WHEREAS, the Holder is the holder of an outstanding warrant to purchase up to 2,265,000 shares of common stock of the Company, with an Issue Date of October 10, 2023 (the “Warrant”);
WHEREAS, the Company and the Holder desire to amend the Warrant as more particularly set forth below;
WHEREFORE, the parties do hereby agree as follows:
1. Section 2(b) of the Warrant is hereby amended to read as follows: Exercise Price.

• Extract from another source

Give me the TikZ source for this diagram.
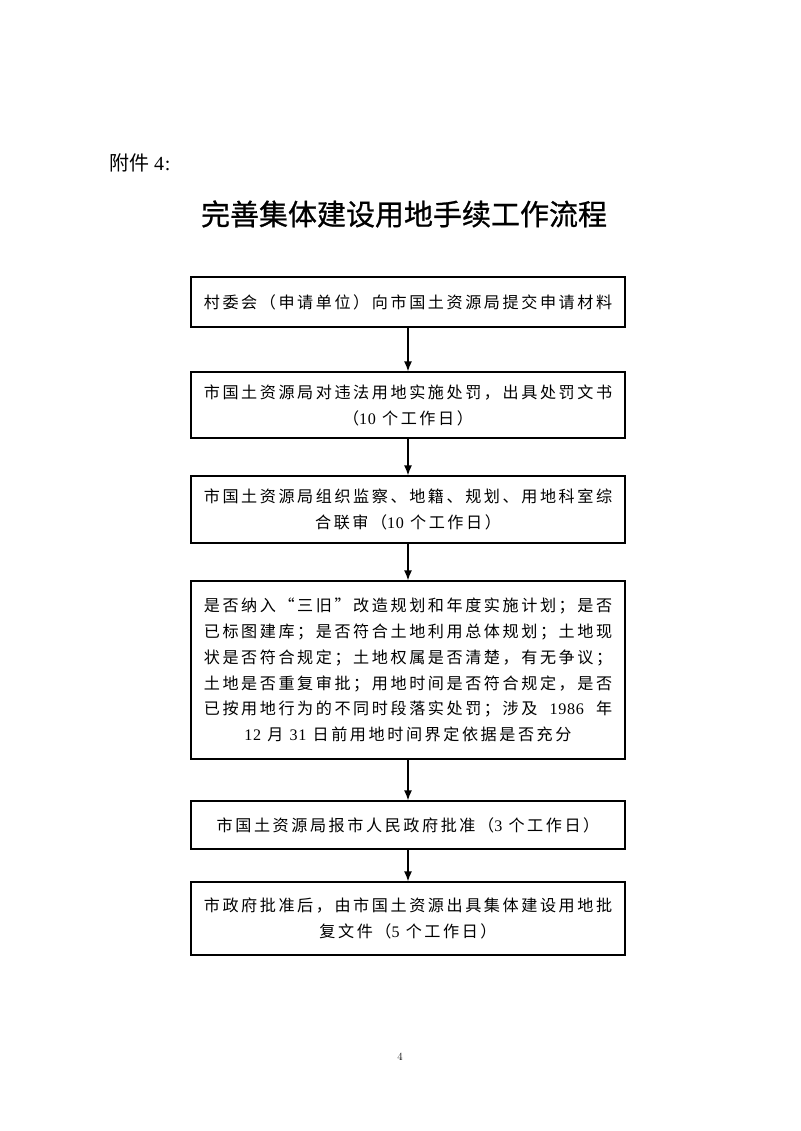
\documentclass[tikz,border=0pt]{standalone}
\usepackage{fontspec}
\usetikzlibrary{arrows.meta}
\newfontfamily\bodyfont[LetterSpace=16]{Noto Sans CJK SC}
\newfontfamily\titlefont[FakeBold=0.8]{Noto Sans CJK SC}
\newfontfamily\headfont{Noto Sans CJK SC}
\newfontfamily\numfont[LetterSpace=4]{Liberation Serif}
\newcommand\nm[1]{{\numfont #1}}
\newlength\fullw
\begin{document}
\settowidth{\fullw}{\bodyfont\fontsize{16.1}{26}\selectfont 是否纳入“三旧”改造规划和年度实施计划；是否}
\begin{tikzpicture}[x=1pt,y=-1pt,
  box/.style={draw, line width=1.3pt, minimum width=434pt, inner sep=0pt,
    align=center, font=\bodyfont\fontsize{16.1}{26}\selectfont},
  arr/.style={line width=1.3pt, -{Latex[length=10pt,width=8pt]}}]
\useasboundingbox (0,0) rectangle (800,1131);
\fill[white] (0,0) rectangle (800,1131);
\node[anchor=west, font=\headfont\fontsize{20}{24}\selectfont] (head) at (106,163) {附件 \nm{4:}};
\node[font=\titlefont\fontsize{29}{34}\selectfont] (title) at (404,214) {完善集体建设用地手续工作流程};
\node[box, minimum height=50pt] (b1) at (408,302) {村委会（申请单位）向市国土资源局提交申请材料};
\node[box, minimum height=66pt] (b2) at (408,405) {市国土资源局对违法用地实施处罚，出具处罚文书\\（\nm{10} 个工作日）};
\node[box, minimum height=67pt] (b3) at (408,509.5) {市国土资源局组织监察、地籍、规划、用地科室综\\合联审（\nm{10} 个工作日）};
\node[box, minimum height=178pt, font=\bodyfont\fontsize{16.1}{25.8}\selectfont] (b4) at (408,670) {是否纳入“三旧”改造规划和年度实施计划；是否\\已标图建库；是否符合土地利用总体规划；土地现\\状是否符合规定；土地权属是否清楚，有无争议；\\土地是否重复审批；用地时间是否符合规定，是否\\\makebox[\fullw][s]{已按用地行为的不同时段落实处罚；涉及 \nm{1986} 年}\\\nm{12} 月 \nm{31} 日前用地时间界定依据是否充分};
\node[box, minimum height=48pt] (b5) at (408,825) {市国土资源局报市人民政府批准（\nm{3} 个工作日）};
\node[box, minimum height=73pt] (b6) at (408,918.5) {市政府批准后，由市国土资源出具集体建设用地批\\复文件（\nm{5} 个工作日）};
\node[font=\fontsize{11}{13}\selectfont] (pg) at (400,1057) {4};
\draw[arr] (b1.south) -- (b2.north);
\draw[arr] (b2.south) -- (b3.north);
\draw[arr] (b3.south) -- (b4.north);
\draw[arr] (b4.south) -- (b5.north);
\draw[arr] (b5.south) -- (b6.north);
\end{tikzpicture}
\end{document}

The exercise price under this Warrant shall be $1.271 per share of Common Stock, subject to adjustment hereunder (the “Exercise Price”).
2. The following is added as Section 6 of the Warrant:
Holder’s previously granted right to purchase up to 50% of the Company's securities offered pursuant to any private placement transaction or public offering registered with the Securities and Exchange Commission, on such terms as provided in the relevant securities purchase agreements and/or registration statements and prospectuses pertaining to any such transaction, is hereby extended to June 2, 2025.
3. Except as modified herein, the terms of the Warrant shall remain in full force and effect.
4. This Amendment may be executed in any number of counterparts, each of which when so executed shall be deemed to be an original and shall be binding upon all parties, their successors and assigns, and all of which taken together shall constitute one and the same Amendment. A signature delivered by facsimile or email shall constitute an original.
[Signature Page Follows]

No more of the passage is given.